I have several friends that I share my estate with. There are different varieties of birds and animals which graze upon its sweet grass and feast upon the nutritious roots and tubers. Some of these animals have made my estate their home, which is the most pleasing sight to me because they embody the spirit of life, vibrant and colourful. They carry seeds from my estate and deposit them across the numerous trails that they visit on a daily basis. They keep life from ending and continue its journey of learning.

The People

However, the same cannot be said about people. I have sat behind the tall grass, in camouflage, and in secrecy studied their strange behaviour. They cut and steal the oldest and the strongest of the trees. They killed many animals for pleasure and left their bodies rotting in the sun. Some of them revelled in their mastery of the tools of death. Their guile ignored the knowledge of the elephants and the secrets of nature. Their habit of digging for sand on the banks of the lake and have rendered the water unfit for drinking. Silt collects itself on the lake bed every day and is destroying the ecosystem that thrived around the lake.

Several times I have confronted them with a warning. I feel ashamed because my appearances have not brought about a change in them. How else can I communicate with these ignorant people? Cowards! They make haste with the spoils of fruit, wood and meat upon watching me. They feign ignorance to every episode of theft and destruction wrought upon this ancient estate. In time they began to encroach upon my abode and pushed away all animals in to hiding.

Anger is not a trait that I am familiar with. That said I confronted a man, in the bush, one evening and I almost had him by the scruff of his neck. I was surprised to see that this fellow was shivering from head to toe when I presented myself before him. The man seemed to value his life more than the damage that he had caused upon my estate. He reeked of fear and I figured that such cowardice deserved no death. Only time could make them suffer, the learning from which could take them to different roads, a path to peace or a path to war. Unfortunately war was an easy option because they found me to be a menace to their way of life. So, several traps were laid to get rid of me.

The terrible jaw-bone

One such contraption was a jaw-bone trap, which when stepped upon it snaps the legs and crushes the bones. I have seen animals die in excruciating pain and blood loss because of the contraption. Those fools never realised that I had mastered every nook and corner of my estate, there was no trap that would go unnoticed by my eye. When the contraptions failed they poisoned my rations and even burnt parts of the estate. Still, I did not do them any harm. I hid behind the long grass and studied every little folly that they carried in to their old age.
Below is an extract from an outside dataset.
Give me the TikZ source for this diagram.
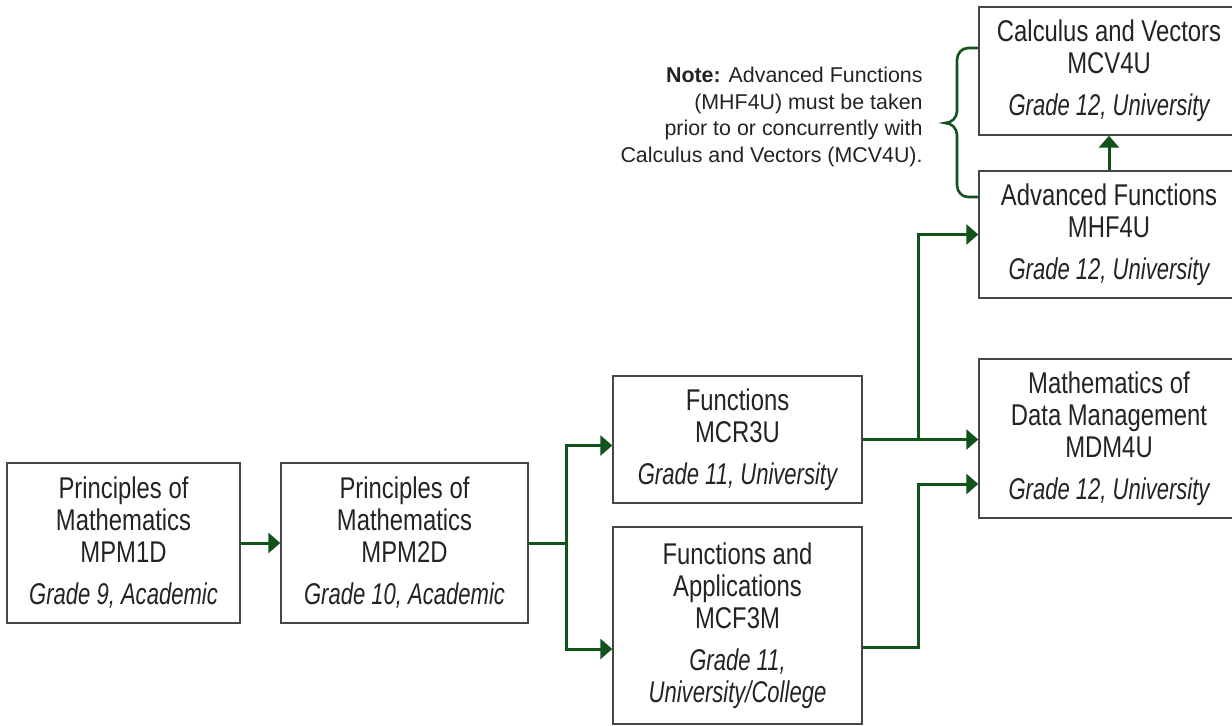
\documentclass[tikz,border=0pt]{standalone}
\usepackage{fontspec}
\setmainfont{Liberation Sans}
\newfontfamily\boxfont{Liberation Sans}[FakeStretch=0.795]
\newfontfamily\gradefont{Liberation Sans}[FakeStretch=0.735]
\usetikzlibrary{arrows.meta}
\definecolor{pathgreen}{RGB}{16,84,28}
\definecolor{boxgray}{RGB}{70,70,70}
\definecolor{txtgray}{RGB}{35,35,35}
\newcommand{\gradeline}[1]{{\gradefont\itshape #1}}

\begin{document}
\begin{tikzpicture}[%
x=0.5pt, y=-0.5pt,
course/.style={draw=boxgray, line width=0.7pt, inner sep=0pt, align=center, text=txtgray,
  font=\boxfont\fontsize{15}{16}\selectfont},
link/.style={draw=pathgreen, line width=1.5pt, -{Triangle[length=6pt,width=10pt]}},
notebrace/.style={draw=pathgreen, line width=1.3pt},
]
\useasboundingbox (0,0) rectangle (1232,725);
\clip (0,0) rectangle (1232,725);
%% course;
\node[course, minimum width=116.5pt, minimum height=80pt] (mpm1d) at (123.5,543)
  {Principles of\\Mathematics\\MPM1D\\[5pt]\gradeline{Grade 9, Academic}};
%% course;
\node[course, minimum width=123.5pt, minimum height=80pt] (mpm2d) at (404.5,543)
  {Principles of\\Mathematics\\MPM2D\\[5pt]\gradeline{Grade 10, Academic}};
%% course;
\node[course, minimum width=124.5pt, minimum height=63.5pt] (mcr3u) at (737.5,439.5)
  {Functions\\MCR3U\\[5pt]\gradeline{Grade 11, University}};
%% course;
\node[course, minimum width=124.5pt, minimum height=98.5pt] (mcf3m) at (737.5,625.5)
  {Functions and\\Applications\\MCF3M\\[5pt]\gradeline{Grade 11,}\\\gradeline{University/College}};
%% course;
\node[course, minimum width=130pt, minimum height=64pt] (mcv4u) at (1109,71)
  {Calculus and Vectors\\MCV4U\\[5pt]\gradeline{Grade 12, University}};
%% course;
\node[course, minimum width=130pt, minimum height=63.5pt] (mhf4u) at (1109,234.5)
  {Advanced Functions\\MHF4U\\[5pt]\gradeline{Grade 12, University}};
%% course;
\node[course, minimum width=130pt, minimum height=79.5pt] (mdm4u) at (1109,438.5)
  {Mathematics of\\Data Management\\MDM4U\\[5pt]\gradeline{Grade 12, University}};
%% note;
\node[anchor=east, align=right, inner sep=0pt, text=txtgray, font=\fontsize{10.7}{13.3}\selectfont] (note) at (923,117)
  {\textbf{Note:} Advanced Functions\\(MHF4U) must be taken\\prior to or concurrently with\\Calculus and Vectors (MCV4U).};
%% junctions;
\coordinate (jA) at (566,543);
\coordinate (jB) at (918,439.5);
\coordinate (jC) at (918,647);
%% arrow;
\draw[link] (mpm1d.east) -- (mpm1d.east -| mpm2d.west);
%% arrow;
\draw[link] (mpm2d.east) -- (jA) |- ([yshift=-3pt]mcr3u.west);
%% arrow;
\draw[link] (jA) |- ([yshift=-11.75pt]mcf3m.west);
%% arrow;
\draw[link] (mcr3u.east) -- (mcr3u.east -| mdm4u.west);
%% arrow;
\draw[link] (jB) |- (mhf4u.west);
%% arrow;
\draw[link] ([yshift=-10.75pt]mcf3m.east) -- (jC) |- ([yshift=-22.75pt]mdm4u.west);
%% arrow;
\draw[link] (mhf4u) -- (mcv4u);
%% brace;
\draw[notebrace] (mcv4u.west |- 0,48) -- (968,48) to[out=180,in=90] (957,60) -- (957,111)
  to[out=-90,in=0] (945,123) to[out=0,in=90] (957,135) -- (957,185)
  to[out=-90,in=180] (968,197) -- (mcv4u.west |- 0,197);
\end{tikzpicture}
\end{document}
Over time I became a ghost and was never to be found. My estate was overrun and I was now part of their folk-lore, I was declared “the protector of the universe”. I had become a god of folklore. What good does a title bring when they do not feel my presence in the vast expanse of the grass? Perhaps they respect me because I was invisible to their poor eyes, ears and nose. Many a time I would be right in front of them and they could not notice me. They were busy clearing my estate of its natural wealth.

People make mistakes and reminisce on the possibilities of a rightful path. That truth which always eluded them in the fountain of their youth was never found even in old age. I look back at all that commotion and I wondered why they abhorred me. Maybe it was because I was a Tiger, the last of the honourable creatures that lived on this wretched land.